For this year, BASF sees sales and earnings slipping as global growth to moderates amid multiple supply chain pressures, it said Friday reporting full-year earnings. Europe’s biggest chemicals maker is increasingly feeling the pinch from rising inputs, which the company has so far successfully passed on to consumers. 

There’s a “big margin squeeze on higher input prices,” Sebastian Bray, analyst at Berenberg said in a note. BASF’s result was a “negative readacross for most industrial chemical companies.”

BASF expects earnings before interest and tax excluding special items as high as 7.2 billion euros ($8.1 billion) this year, below earnings of 7.8 billion euros it reported for 2021, when profit rose on soaring demand for chemicals and materials. While the manufacturer forecast 2022 earnings would undershoot last year’s levels, the top end of the firm’s guidance was slightly higher than analyst estimates.

The shares fell 1.3% in early trading in Frankfurt.

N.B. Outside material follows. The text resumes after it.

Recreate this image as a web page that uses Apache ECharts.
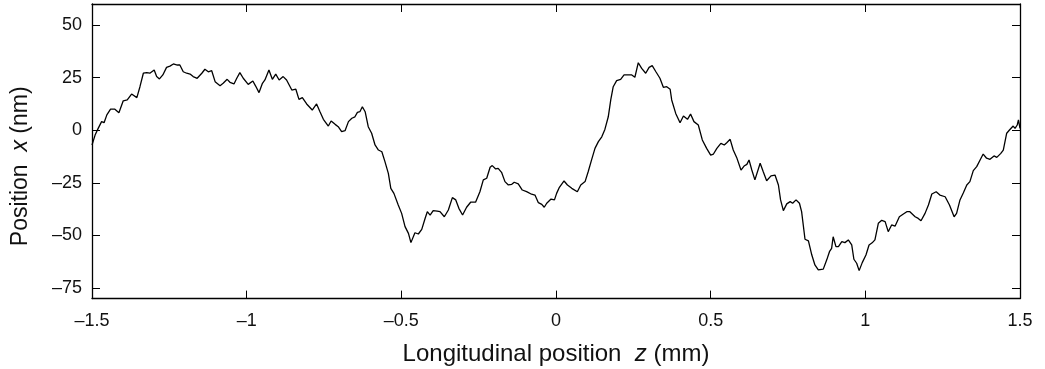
<!DOCTYPE html>
<html>
<head>
<meta charset="utf-8">
<script src="https://cdn.jsdelivr.net/npm/echarts@6/dist/echarts.min.js"></script>
<style>
html,body{margin:0;padding:0;background:#fff;}
#chart{width:1045px;height:369px;}
</style>
</head>
<body>
<div id="chart"></div>
<script>
// Longitudinal position z (mm)
const zValues = [
-1.500,-1.490,-1.480,-1.469,-1.461,-1.452,-1.440,-1.426,-1.413,-1.399,-1.386,-1.372,-1.355,-1.345,-1.334,-1.323,-1.313,-1.307,-1.299,-1.291,
-1.282,-1.271,-1.259,-1.248,-1.237,-1.224,-1.216,-1.205,-1.194,-1.183,-1.173,-1.160,-1.145,-1.135,-1.124,-1.113,-1.102,-1.086,-1.076,-1.063,
-1.054,-1.041,-1.032,-1.022,-1.011,-0.995,-0.980,-0.971,-0.960,-0.949,-0.941,-0.928,-0.917,-0.906,-0.895,-0.882,-0.871,-0.854,-0.841,-0.831,
-0.820,-0.806,-0.788,-0.774,-0.763,-0.752,-0.736,-0.727,-0.714,-0.704,-0.693,-0.682,-0.671,-0.660,-0.650,-0.642,-0.634,-0.626,-0.617,-0.607,
-0.596,-0.585,-0.574,-0.563,-0.553,-0.542,-0.534,-0.524,-0.510,-0.499,-0.488,-0.477,-0.469,-0.456,-0.445,-0.434,-0.423,-0.416,-0.407,-0.397,
-0.384,-0.375,-0.361,-0.348,-0.335,-0.324,-0.314,-0.302,-0.289,-0.276,-0.260,-0.246,-0.235,-0.224,-0.213,-0.206,-0.195,-0.187,-0.176,-0.165,
-0.154,-0.143,-0.135,-0.122,-0.109,-0.095,-0.079,-0.068,-0.057,-0.046,-0.038,-0.030,-0.016,-0.005,0.002,0.011,0.026,0.037,0.051,0.069,
0.080,0.094,0.104,0.115,0.126,0.137,0.148,0.158,0.169,0.177,0.185,0.196,0.209,0.220,0.234,0.245,0.255,0.266,0.277,0.290,
0.301,0.311,0.323,0.336,0.347,0.358,0.369,0.374,0.387,0.401,0.412,0.425,0.435,0.446,0.460,0.473,0.487,0.500,0.509,0.520,
0.533,0.544,0.552,0.563,0.573,0.584,0.598,0.608,0.617,0.624,0.633,0.643,0.660,0.670,0.681,0.695,0.708,0.719,0.726,0.735,
0.746,0.757,0.765,0.776,0.787,0.794,0.805,0.816,0.827,0.837,0.848,0.864,0.875,0.884,0.891,0.896,0.905,0.913,0.924,0.934,
0.945,0.956,0.963,0.972,0.980,0.990,1.002,1.012,1.022,1.031,1.042,1.053,1.064,1.074,1.085,1.096,1.110,1.123,1.134,1.144,
1.161,1.171,1.180,1.193,1.204,1.215,1.229,1.241,1.258,1.272,1.287,1.295,1.306,1.317,1.328,1.338,1.349,1.360,1.371,1.381,
1.392,1.403,1.416,1.425,1.438,1.446,1.457,1.466,1.478,1.484,1.491,1.495,1.500
];
// Position x (nm)
const xValues = [
-7.0,-2.3,0.9,4.1,3.6,7.3,10.0,10.0,8.3,14.0,14.4,17.2,15.5,20.7,27.1,27.4,27.1,27.8,28.6,25.5,
24.4,26.3,29.9,30.5,31.5,31.0,31.0,27.8,27.1,26.7,25.5,24.7,27.1,29.0,27.8,28.3,23.1,21.2,22.3,24.2,
22.8,22.0,24.7,27.4,24.7,21.8,23.4,21.0,17.9,22.3,23.9,28.6,24.2,26.7,23.9,25.5,23.9,19.1,19.5,14.7,
15.5,12.5,9.6,12.5,8.8,5.2,2.0,4.4,2.8,1.7,-0.7,-0.2,4.1,5.7,6.4,8.5,8.8,11.2,8.8,1.7,
-1.4,-7.0,-9.4,-10.2,-14.9,-20.5,-27.6,-30.0,-35.5,-39.5,-45.8,-49.0,-53.4,-48.7,-49.3,-47.1,-41.8,-38.7,-40.3,-38.2,
-38.4,-38.7,-41.1,-37.9,-32.0,-33.1,-37.1,-40.3,-36.6,-34.2,-34.2,-29.2,-23.6,-22.8,-17.6,-16.8,-18.4,-18.1,-20.0,-24.4,
-26.0,-25.7,-24.7,-25.5,-28.4,-29.2,-30.4,-30.8,-34.4,-35.2,-36.6,-34.7,-32.7,-33.1,-30.0,-27.1,-24.1,-26.0,-27.6,-29.2,
-26.0,-24.4,-19.7,-14.1,-8.6,-5.4,-3.1,0.4,6.4,14.4,20.7,23.6,24.2,26.3,26.3,26.3,25.2,32.1,29.4,27.1,
29.9,30.7,27.8,24.7,20.4,20.7,19.5,14.4,8.0,3.6,6.8,5.2,7.7,4.1,2.5,-4.6,-8.6,-11.8,-11.3,-8.6,
-6.2,-7.0,-5.9,-4.3,-9.4,-12.9,-18.9,-17.0,-16.2,-14.1,-18.9,-23.6,-15.7,-19.7,-24.0,-21.7,-21.3,-26.0,-33.1,-38.2,
-35.0,-33.9,-34.7,-33.1,-34.7,-38.7,-51.8,-52.6,-59.3,-64.0,-66.4,-66.0,-61.7,-57.7,-56.1,-50.6,-55.3,-55.3,-52.9,-53.4,
-52.1,-54.5,-61.3,-63.2,-66.7,-62.9,-59.3,-54.5,-53.5,-52.1,-44.2,-42.8,-43.4,-48.2,-45.0,-45.6,-41.1,-39.8,-38.7,-38.7,
-41.1,-41.9,-43.0,-39.5,-35.5,-30.3,-29.2,-30.8,-31.6,-35.5,-41.1,-39.5,-33.1,-29.7,-26.0,-24.4,-19.2,-17.3,-14.1,-11.3,
-13.3,-13.8,-12.2,-12.9,-11.0,-9.4,-1.4,0.1,2.0,0.9,2.5,4.9,0.9
];
const xTickLabels = ['\u20131.5','\u20131','\u20130.5','0','0.5','1','1.5'];
const yTickValues = [-75,-50,-25,0,25,50];
const yTickLabels = ['\u201375','\u201350','\u201325','0','25','50'];

const seriesData = zValues.map((z, i) => [z, xValues[i]]);
const txt = '#111111';
const font = '"Liberation Sans", Arial, sans-serif';
const lineCfg = { show: true, onZero: false, lineStyle: { color: '#000', width: 1.3 } };
const tickCfg = { show: true, inside: true, length: 8, lineStyle: { color: '#000', width: 1 } };

const chart = echarts.init(document.getElementById('chart'));
chart.setOption({
  animation: false,
  backgroundColor: '#ffffff',
  grid: { left: 92, top: 4, width: 928, height: 294.6, outerBoundsMode: 'none', containLabel: false },
  xAxis: [{
    type: 'value', min: -1.5, max: 1.5, interval: 0.5, position: 'bottom',
    name: 'Longitudinal position  {i|z} (mm)', nameLocation: 'middle', nameGap: 44,
    nameTextStyle: { fontSize: 24, color: txt, fontFamily: font,
      rich: { i: { fontSize: 24, fontStyle: 'italic', color: txt, fontFamily: font } } },
    axisLine: lineCfg,
    axisTick: tickCfg,
    axisLabel: { show: true, fontSize: 18, color: txt, fontFamily: font, margin: 13,
      formatter: v => xTickLabels[Math.round((v + 1.5) / 0.5)] },
    splitLine: { show: false }
  }, {
    type: 'value', min: -1.5, max: 1.5, interval: 0.5, position: 'top',
    axisLine: lineCfg, axisTick: tickCfg,
    axisLabel: { show: false }, splitLine: { show: false }
  }],
  yAxis: [{
    type: 'value', min: -80, max: 60, position: 'left',
    name: 'Position  {i|x} (nm)', nameLocation: 'middle', nameGap: 60,
    nameTextStyle: { fontSize: 23, color: txt, fontFamily: font, padding: [0, 30, 0, 0],
      rich: { i: { fontSize: 23, fontStyle: 'italic', color: txt, fontFamily: font } } },
    axisLine: lineCfg,
    axisTick: Object.assign({}, tickCfg, { customValues: yTickValues }),
    axisLabel: { show: true, fontSize: 18, color: txt, fontFamily: font, margin: 10,
      customValues: yTickValues,
      formatter: v => yTickLabels[yTickValues.indexOf(Math.round(v))] },
    splitLine: { show: false }
  }, {
    type: 'value', min: -80, max: 60, position: 'right',
    axisLine: lineCfg,
    axisTick: Object.assign({}, tickCfg, { customValues: yTickValues }),
    axisLabel: { show: false }, splitLine: { show: false }
  }],
  series: [{
    type: 'line', xAxisIndex: 0, yAxisIndex: 0, data: seriesData,
    showSymbol: false, symbol: 'none', smooth: false,
    lineStyle: { color: '#000', width: 1.3 }
  }]
});
</script>
</body>
</html>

As BASF, one of Europe’s biggest corporate energy users, battles pressure from surging natural gas, oil and electricity prices, Russia’s invasion of Ukraine has triggered fears of further disruption to already tight supplies. So far in the energy crunch, BASF has benefited from strong demand for its main product lines like petrochemicals and polyamides used in textiles. The company’s automotive business declined last year after output disruptions because of the semiconductor shortage across the industry.

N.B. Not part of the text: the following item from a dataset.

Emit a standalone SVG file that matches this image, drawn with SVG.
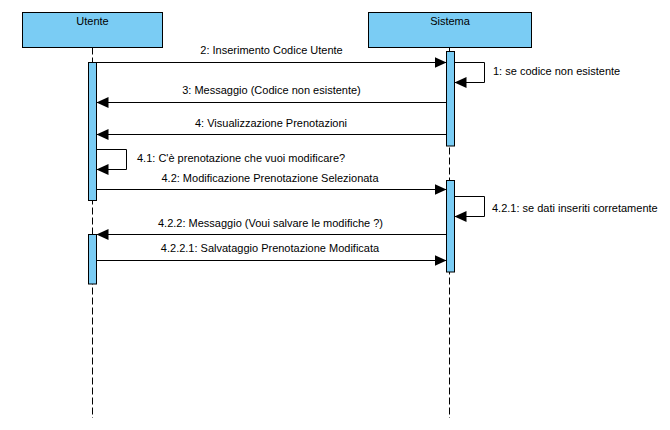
<svg xmlns="http://www.w3.org/2000/svg" width="670" height="430" viewBox="0 0 670 430">
<style>
.lbl{font-family:"Liberation Sans",Arial,sans-serif;font-size:11px;fill:#000}
.c{text-anchor:middle}
.box{fill:#7ACCF4;stroke:#000;stroke-width:1}
.life{stroke:#000;stroke-width:1;stroke-dasharray:7 3;fill:none}
.msg{stroke:#000;stroke-width:1;fill:none}
</style>
<defs>
<marker id="ah" markerUnits="userSpaceOnUse" markerWidth="13" markerHeight="12" refX="12" refY="5.5" orient="auto">
<path d="M0,0 L12,5.5 L0,11 z" fill="#000"/>
</marker>
</defs>
<rect width="670" height="430" fill="#fff"/>
<g id="utente">
<line class="life" x1="92.5" y1="47.5" x2="92.5" y2="418"/>
<rect class="box" x="22.5" y="12.5" width="140" height="35"/>
<text class="lbl c" x="92.5" y="24.5">Utente</text>
<rect class="box" x="88.5" y="62.5" width="8" height="138"/>
<rect class="box" x="88.5" y="234.5" width="8" height="49.5"/>
</g>
<g id="sistema">
<line class="life" x1="449.5" y1="47.5" x2="449.5" y2="418"/>
<rect class="box" x="368.5" y="12.5" width="163" height="35"/>
<text class="lbl c" x="450" y="24.5">Sistema</text>
<rect class="box" x="446.5" y="51.5" width="8" height="94.5"/>
<rect class="box" x="446.5" y="180.5" width="8" height="91.5"/>
</g>
<g id="connectors">
<line class="msg" x1="96.5" y1="62.5" x2="446.5" y2="62.5" marker-end="url(#ah)"/>
<text class="lbl c" x="271.5" y="54">2: Inserimento Codice Utente</text>
<polyline class="msg" points="454.5,62.5 484.5,62.5 484.5,82.5 454.5,82.5" marker-end="url(#ah)"/>
<text class="lbl" x="493" y="74.5">1: se codice non esistente</text>
<line class="msg" x1="446.5" y1="102.5" x2="96.5" y2="102.5" marker-end="url(#ah)"/>
<text class="lbl c" x="271.5" y="94">3: Messaggio (Codice non esistente)</text>
<line class="msg" x1="446.5" y1="134.5" x2="96.5" y2="134.5" marker-end="url(#ah)"/>
<text class="lbl c" x="271" y="126.5">4: Visualizzazione Prenotazioni</text>
<polyline class="msg" points="96.5,149.5 126.5,149.5 126.5,169.5 96.5,169.5" marker-end="url(#ah)"/>
<text class="lbl" x="137" y="162">4.1: C'è prenotazione che vuoi modificare?</text>
<line class="msg" x1="96.5" y1="189.5" x2="446.5" y2="189.5" marker-end="url(#ah)"/>
<text class="lbl c" x="270" y="182">4.2: Modificazione Prenotazione Selezionata</text>
<polyline class="msg" points="454.5,196.5 484.5,196.5 484.5,216.5 454.5,216.5" marker-end="url(#ah)"/>
<text class="lbl" x="492" y="211.5">4.2.1: se dati inseriti corretamente</text>
<line class="msg" x1="446.5" y1="234.5" x2="96.5" y2="234.5" marker-end="url(#ah)"/>
<text class="lbl c" x="270.5" y="227">4.2.2: Messaggio (Voui salvare le modifiche ?)</text>
<line class="msg" x1="96.5" y1="260.5" x2="446.5" y2="260.5" marker-end="url(#ah)"/>
<text class="lbl c" x="270" y="252">4.2.2.1: Salvataggio Prenotazione Modificata</text>
</g>
</svg>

The price hikes will help improve margins in BASF’s downstream business, Chief Executive Officer Martin Brudermueller said in a statement. 

Oil surged above $105 a barrel for the first time since 2014 on Thursday after Russia attacked sites across Ukraine. BASF unit Wintershall Dea, an oil and gas producer which derived a fifth of its revenue from Russia in 2020, led losses in the euro high-grade corporate bond market.

BASF’s sales during 2021 rose to 78.6 billion euros, exceeding the company’s guidance.